Karachi, December 15, 2025: The State Bank of Pakistan (SBP) on Monday reduced its policy rate by 50 basis points to 10.5 per cent, effective December 16, citing contained inflation and signs of improving economic activity, while cautioning that risks from the global environment and sticky core inflation remain.
Announcing the decision after its meeting, the Monetary Policy Committee (MPC) said average inflation remained within the medium-term target range of 5–7 per cent during July–November FY26, supported by relatively benign global commodity prices and anchored inflation expectations.
Despite continued rigidity in core inflation, the MPC assessed that the real policy rate remains adequately positive, creating space to cautiously support sustainable economic growth without undermining price stability.

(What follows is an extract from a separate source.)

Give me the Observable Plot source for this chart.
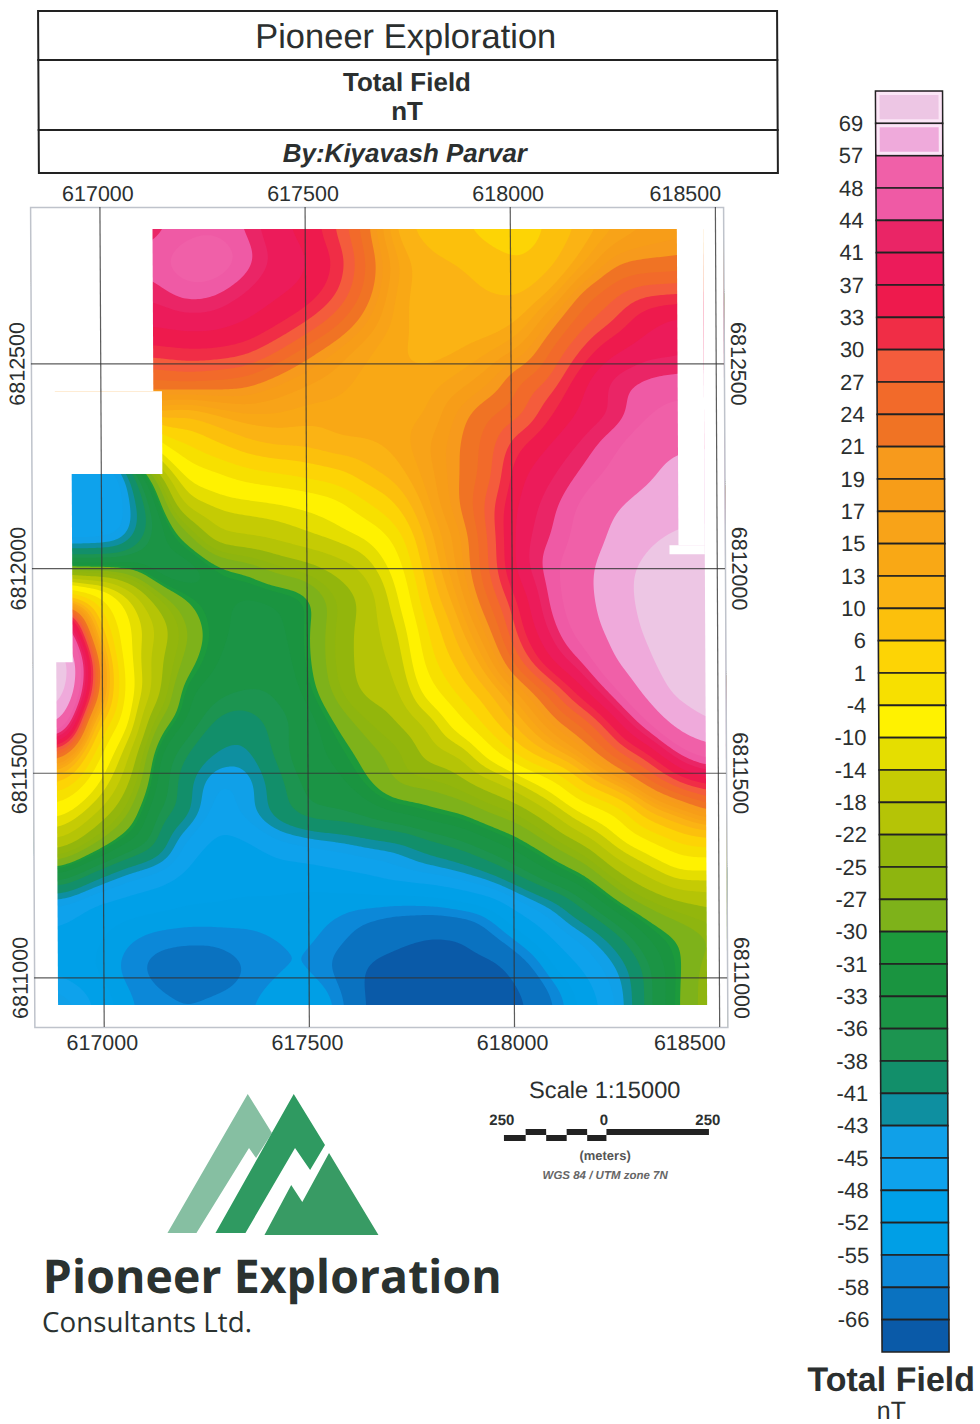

Market participants viewed the move as a measured step. Waqas Ghani Kukaswadia, Research Head at JS Global, said the modest cut reflects the central bank’s cautious approach. “SBP is signalling flexibility while remaining mindful of inflation risks and external account vulnerabilities,” he said, adding that the decision is positive for equities and could spur optimism in the stock market.
The central bank noted that economic activity is gaining traction, as reflected in strong high-frequency indicators and a better-than-expected 4.1 per cent year-on-year growth in large-scale manufacturing during Q1-FY26. On this basis, real GDP growth for FY26 is expected to remain in the upper half of the projected 3.25–4.25 per cent range.
However, the MPC warned that the global environment remains challenging, particularly for exports amid evolving trade dynamics.
On the external front, the current account recorded a modest deficit of $0.7 billion during July–October FY26, broadly in line with expectations. While imports increased alongside the economic recovery and remittances remained resilient, exports came under pressure due to a sharp decline in food shipments, especially rice. Despite subdued financial inflows, SBP’s foreign exchange reserves rose above $15.8 billion following the receipt of $1.2 billion from the IMF and are projected to reach $17.8 billion by June 2026.
The MPC also highlighted fiscal developments, noting Q1-FY26 surpluses driven by a sizeable SBP profit transfer. However, it flagged challenges in achieving revenue targets and underscored the need for tax reforms and the privatisation of state-owned enterprises. The Committee reiterated that coordinated monetary and fiscal discipline, alongside structural reforms, remains critical to sustaining macroeconomic stability and long-term growth.
Despite the rate cut, the business community expressed dissatisfaction. Muhammad Ikram Rajput, President of the Korangi Association of Trade and Industry (KATI), termed the reduction inadequate, saying it fell well short of industry expectations. He argued that bringing the policy rate into single digits is essential to revive industrial activity and place the economy back on a sustainable growth path, noting that the MPC had kept the policy rate unchanged at 11 per cent for seven months since May 2025.